Stored data:
* * *

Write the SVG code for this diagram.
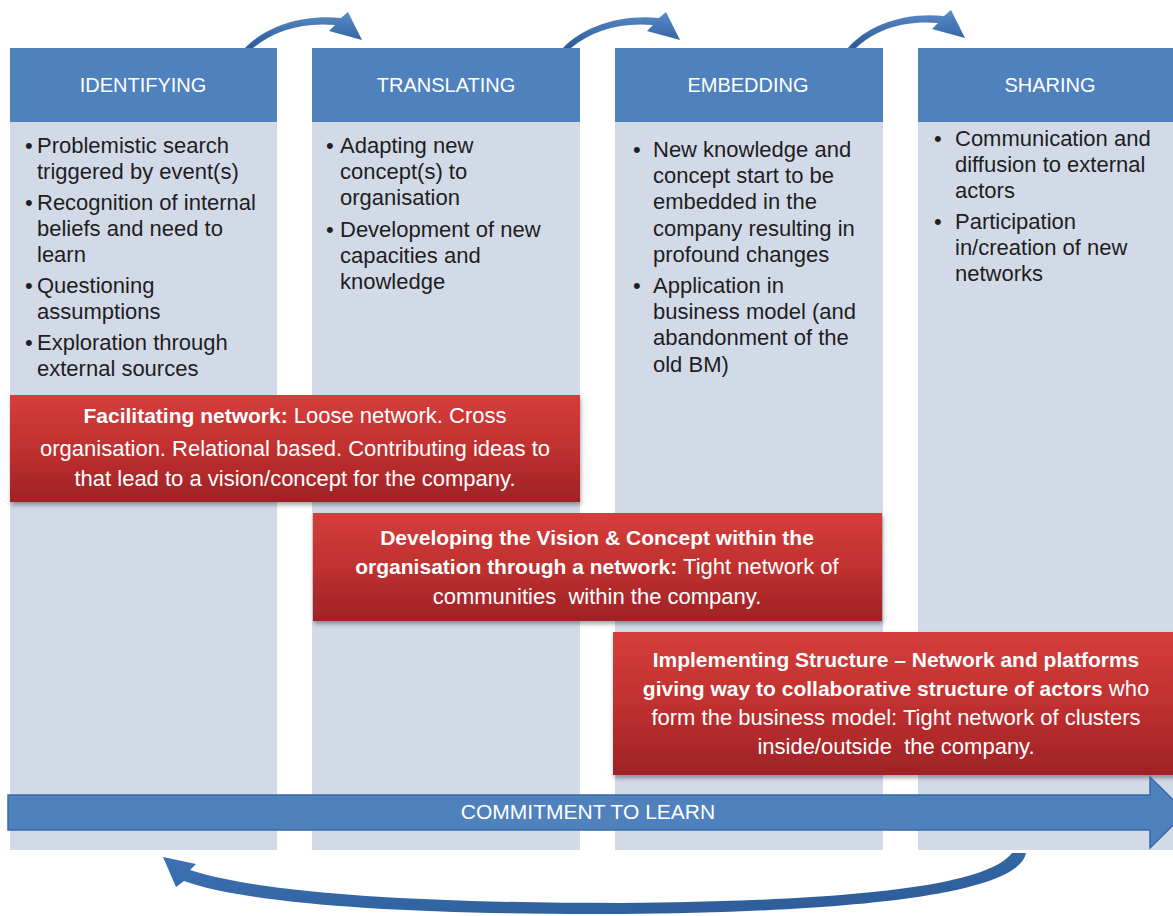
<svg xmlns="http://www.w3.org/2000/svg" width="1173" height="916" viewBox="0 0 1173 916">
<style>
.hdr{fill:#4F81BD}
.body{fill:#D2DAE7}
.ht{font-family:"Liberation Sans",Arial,sans-serif;font-size:20px;fill:#FFFFFF;text-anchor:middle}
.bt{font-family:"Liberation Sans",Arial,sans-serif;font-size:22px;fill:#1E1E1E}
.rt{font-family:"Liberation Sans",Arial,sans-serif;font-size:22px;fill:#FFFFFF;text-anchor:middle;white-space:pre}
.b{font-weight:bold;font-size:21px}
.ct{font-family:"Liberation Sans",Arial,sans-serif;font-size:21px;fill:#FFFFFF;text-anchor:middle}
</style>
<defs>
<linearGradient id="red" x1="0" y1="0" x2="0" y2="1">
<stop offset="0" stop-color="#D43E3B"/>
<stop offset="0.5" stop-color="#C1302F"/>
<stop offset="1" stop-color="#9E2327"/>
</linearGradient>
<linearGradient id="blu" x1="0" y1="0" x2="1" y2="1">
<stop offset="0" stop-color="#3E72B4"/>
<stop offset="1" stop-color="#2A5A95"/>
</linearGradient>
<linearGradient id="blu2" x1="0" y1="0" x2="0" y2="1">
<stop offset="0" stop-color="#5A8CCB"/>
<stop offset="1" stop-color="#2B5A94"/>
</linearGradient>
<filter id="sh" x="-5%" y="-10%" width="110%" height="130%">
<feDropShadow dx="1" dy="3" stdDeviation="2" flood-color="#000" flood-opacity="0.35"/>
</filter>
</defs>

<g id="col-identifying">
<rect class="body" x="10" y="122" width="267" height="728"/>
<rect class="hdr" x="10" y="48" width="267" height="74"/>
<text class="ht" x="143" y="92">IDENTIFYING</text>
<text class="bt"><tspan x="25" y="153">•</tspan><tspan x="37" y="153">Problemistic search</tspan><tspan x="37" y="179">triggered by event(s)</tspan><tspan x="25" y="210">•</tspan><tspan x="37" y="210">Recognition of internal</tspan><tspan x="37" y="236">beliefs and need to</tspan><tspan x="37" y="262">learn</tspan><tspan x="25" y="293">•</tspan><tspan x="37" y="293">Questioning</tspan><tspan x="37" y="319">assumptions</tspan><tspan x="25" y="350">•</tspan><tspan x="37" y="350">Exploration through</tspan><tspan x="37" y="376">external sources</tspan></text>
</g>

<g id="col-translating">
<rect class="body" x="312" y="122" width="268" height="728"/>
<rect class="hdr" x="312" y="48" width="268" height="74"/>
<text class="ht" x="446" y="92">TRANSLATING</text>
<text class="bt"><tspan x="326" y="153">•</tspan><tspan x="340" y="153">Adapting new</tspan><tspan x="340" y="179">concept(s) to</tspan><tspan x="340" y="205">organisation</tspan><tspan x="326" y="237">•</tspan><tspan x="340" y="237">Development of new</tspan><tspan x="340" y="263">capacities and</tspan><tspan x="340" y="289">knowledge</tspan></text>
</g>

<g id="col-embedding">
<rect class="body" x="615" y="122" width="268" height="728"/>
<rect class="hdr" x="615" y="48" width="268" height="74"/>
<text class="ht" x="748" y="92">EMBEDDING</text>
<text class="bt"><tspan x="633" y="157">•</tspan><tspan x="653" y="157">New knowledge and</tspan><tspan x="653" y="183">concept start to be</tspan><tspan x="653" y="209">embedded in the</tspan><tspan x="653" y="236">company resulting in</tspan><tspan x="653" y="262">profound changes</tspan><tspan x="633" y="293">•</tspan><tspan x="653" y="293">Application in</tspan><tspan x="653" y="319">business model (and</tspan><tspan x="653" y="345">abandonment of the</tspan><tspan x="653" y="372">old BM)</tspan></text>
</g>

<g id="col-sharing">
<rect class="body" x="918" y="122" width="268" height="728"/>
<rect class="hdr" x="918" y="48" width="268" height="74"/>
<text class="ht" x="1050" y="92">SHARING</text>
<text class="bt"><tspan x="934" y="146">•</tspan><tspan x="955" y="146">Communication and</tspan><tspan x="955" y="172">diffusion to external</tspan><tspan x="955" y="198">actors</tspan><tspan x="934" y="229">•</tspan><tspan x="955" y="229">Participation</tspan><tspan x="955" y="255">in/creation of new</tspan><tspan x="955" y="281">networks</tspan></text>
</g>

<g id="facilitating-network">
<rect x="10" y="395" width="570" height="107" fill="url(#red)" filter="url(#sh)"/>
<text class="rt"><tspan x="295" y="423"><tspan class="b">Facilitating network:</tspan> Loose network. Cross</tspan><tspan x="295" y="456">organisation. Relational based. Contributing ideas to</tspan><tspan x="295" y="486">that lead to a vision/concept for the company.</tspan></text>
</g>

<g id="developing-vision">
<rect x="313" y="513" width="569" height="108" fill="url(#red)" filter="url(#sh)"/>
<text class="rt"><tspan x="597" y="545" class="b">Developing the Vision &amp; Concept within the</tspan><tspan x="597" y="574"><tspan class="b">organisation through a network:</tspan> Tight network of</tspan><tspan x="597" y="604">communities  within the company.</tspan></text>
</g>

<g id="implementing-structure">
<rect x="613" y="632" width="572" height="143" fill="url(#red)" filter="url(#sh)"/>
<text class="rt"><tspan x="896" y="667" class="b">Implementing Structure – Network and platforms</tspan><tspan x="896" y="696"><tspan class="b">giving way to collaborative structure of actors</tspan> who</tspan><tspan x="896" y="725">form the business model: Tight network of clusters</tspan><tspan x="896" y="754">inside/outside  the company.</tspan></text>
</g>

<g id="commitment-to-learn">
<polygon points="8,795 1150,795 1150,777 1186,812.5 1150,848 1150,830 8,830" fill="#4F81BD" stroke="#3A6AA5" stroke-width="1.5"/>
<text class="ct" x="588" y="819">COMMITMENT TO LEARN</text>
</g>

<g id="connectors">
<path d="M245,48 C264,28 300,14 341,18 L348,12 L362,40 L329,31 L335,25 C302,22 273,31 253,48 Z" fill="url(#blu2)"/>
<path transform="translate(318,0)" d="M245,48 C264,28 300,14 341,18 L348,12 L362,40 L329,31 L335,25 C302,22 273,31 253,48 Z" fill="url(#blu2)"/>
<path transform="translate(603,-2)" d="M245,50 C264,28 300,14 341,18 L348,12 L362,40 L329,31 L335,25 C302,22 273,31 253,50 Z" fill="url(#blu2)"/>
<path d="M1026,853 C1018,895 850,912 620,914 C420,915 250,905 184,881 L176,887 L163,857 L196,864 L190,870 C260,893 420,903 620,903 C840,901 985,888 1012,853 Z" fill="url(#blu)"/>
</g>
</svg>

* * *

Work to do: Repeat the data exactly, without the pictures.

Solved problem:
Write the SVG code for this diagram.
<svg xmlns="http://www.w3.org/2000/svg" width="1173" height="916" viewBox="0 0 1173 916">
<style>
.hdr{fill:#4F81BD}
.body{fill:#D2DAE7}
.ht{font-family:"Liberation Sans",Arial,sans-serif;font-size:20px;fill:#FFFFFF;text-anchor:middle}
.bt{font-family:"Liberation Sans",Arial,sans-serif;font-size:22px;fill:#1E1E1E}
.rt{font-family:"Liberation Sans",Arial,sans-serif;font-size:22px;fill:#FFFFFF;text-anchor:middle;white-space:pre}
.b{font-weight:bold;font-size:21px}
.ct{font-family:"Liberation Sans",Arial,sans-serif;font-size:21px;fill:#FFFFFF;text-anchor:middle}
</style>
<defs>
<linearGradient id="red" x1="0" y1="0" x2="0" y2="1">
<stop offset="0" stop-color="#D43E3B"/>
<stop offset="0.5" stop-color="#C1302F"/>
<stop offset="1" stop-color="#9E2327"/>
</linearGradient>
<linearGradient id="blu" x1="0" y1="0" x2="1" y2="1">
<stop offset="0" stop-color="#3E72B4"/>
<stop offset="1" stop-color="#2A5A95"/>
</linearGradient>
<linearGradient id="blu2" x1="0" y1="0" x2="0" y2="1">
<stop offset="0" stop-color="#5A8CCB"/>
<stop offset="1" stop-color="#2B5A94"/>
</linearGradient>
<filter id="sh" x="-5%" y="-10%" width="110%" height="130%">
<feDropShadow dx="1" dy="3" stdDeviation="2" flood-color="#000" flood-opacity="0.35"/>
</filter>
</defs>

<g id="col-identifying">
<rect class="body" x="10" y="122" width="267" height="728"/>
<rect class="hdr" x="10" y="48" width="267" height="74"/>
<text class="ht" x="143" y="92">IDENTIFYING</text>
<text class="bt"><tspan x="25" y="153">•</tspan><tspan x="37" y="153">Problemistic search</tspan><tspan x="37" y="179">triggered by event(s)</tspan><tspan x="25" y="210">•</tspan><tspan x="37" y="210">Recognition of internal</tspan><tspan x="37" y="236">beliefs and need to</tspan><tspan x="37" y="262">learn</tspan><tspan x="25" y="293">•</tspan><tspan x="37" y="293">Questioning</tspan><tspan x="37" y="319">assumptions</tspan><tspan x="25" y="350">•</tspan><tspan x="37" y="350">Exploration through</tspan><tspan x="37" y="376">external sources</tspan></text>
</g>

<g id="col-translating">
<rect class="body" x="312" y="122" width="268" height="728"/>
<rect class="hdr" x="312" y="48" width="268" height="74"/>
<text class="ht" x="446" y="92">TRANSLATING</text>
<text class="bt"><tspan x="326" y="153">•</tspan><tspan x="340" y="153">Adapting new</tspan><tspan x="340" y="179">concept(s) to</tspan><tspan x="340" y="205">organisation</tspan><tspan x="326" y="237">•</tspan><tspan x="340" y="237">Development of new</tspan><tspan x="340" y="263">capacities and</tspan><tspan x="340" y="289">knowledge</tspan></text>
</g>

<g id="col-embedding">
<rect class="body" x="615" y="122" width="268" height="728"/>
<rect class="hdr" x="615" y="48" width="268" height="74"/>
<text class="ht" x="748" y="92">EMBEDDING</text>
<text class="bt"><tspan x="633" y="157">•</tspan><tspan x="653" y="157">New knowledge and</tspan><tspan x="653" y="183">concept start to be</tspan><tspan x="653" y="209">embedded in the</tspan><tspan x="653" y="236">company resulting in</tspan><tspan x="653" y="262">profound changes</tspan><tspan x="633" y="293">•</tspan><tspan x="653" y="293">Application in</tspan><tspan x="653" y="319">business model (and</tspan><tspan x="653" y="345">abandonment of the</tspan><tspan x="653" y="372">old BM)</tspan></text>
</g>

<g id="col-sharing">
<rect class="body" x="918" y="122" width="268" height="728"/>
<rect class="hdr" x="918" y="48" width="268" height="74"/>
<text class="ht" x="1050" y="92">SHARING</text>
<text class="bt"><tspan x="934" y="146">•</tspan><tspan x="955" y="146">Communication and</tspan><tspan x="955" y="172">diffusion to external</tspan><tspan x="955" y="198">actors</tspan><tspan x="934" y="229">•</tspan><tspan x="955" y="229">Participation</tspan><tspan x="955" y="255">in/creation of new</tspan><tspan x="955" y="281">networks</tspan></text>
</g>

<g id="facilitating-network">
<rect x="10" y="395" width="570" height="107" fill="url(#red)" filter="url(#sh)"/>
<text class="rt"><tspan x="295" y="423"><tspan class="b">Facilitating network:</tspan> Loose network. Cross</tspan><tspan x="295" y="456">organisation. Relational based. Contributing ideas to</tspan><tspan x="295" y="486">that lead to a vision/concept for the company.</tspan></text>
</g>

<g id="developing-vision">
<rect x="313" y="513" width="569" height="108" fill="url(#red)" filter="url(#sh)"/>
<text class="rt"><tspan x="597" y="545" class="b">Developing the Vision &amp; Concept within the</tspan><tspan x="597" y="574"><tspan class="b">organisation through a network:</tspan> Tight network of</tspan><tspan x="597" y="604">communities  within the company.</tspan></text>
</g>

<g id="implementing-structure">
<rect x="613" y="632" width="572" height="143" fill="url(#red)" filter="url(#sh)"/>
<text class="rt"><tspan x="896" y="667" class="b">Implementing Structure – Network and platforms</tspan><tspan x="896" y="696"><tspan class="b">giving way to collaborative structure of actors</tspan> who</tspan><tspan x="896" y="725">form the business model: Tight network of clusters</tspan><tspan x="896" y="754">inside/outside  the company.</tspan></text>
</g>

<g id="commitment-to-learn">
<polygon points="8,795 1150,795 1150,777 1186,812.5 1150,848 1150,830 8,830" fill="#4F81BD" stroke="#3A6AA5" stroke-width="1.5"/>
<text class="ct" x="588" y="819">COMMITMENT TO LEARN</text>
</g>

<g id="connectors">
<path d="M245,48 C264,28 300,14 341,18 L348,12 L362,40 L329,31 L335,25 C302,22 273,31 253,48 Z" fill="url(#blu2)"/>
<path transform="translate(318,0)" d="M245,48 C264,28 300,14 341,18 L348,12 L362,40 L329,31 L335,25 C302,22 273,31 253,48 Z" fill="url(#blu2)"/>
<path transform="translate(603,-2)" d="M245,50 C264,28 300,14 341,18 L348,12 L362,40 L329,31 L335,25 C302,22 273,31 253,50 Z" fill="url(#blu2)"/>
<path d="M1026,853 C1018,895 850,912 620,914 C420,915 250,905 184,881 L176,887 L163,857 L196,864 L190,870 C260,893 420,903 620,903 C840,901 985,888 1012,853 Z" fill="url(#blu)"/>
</g>
</svg>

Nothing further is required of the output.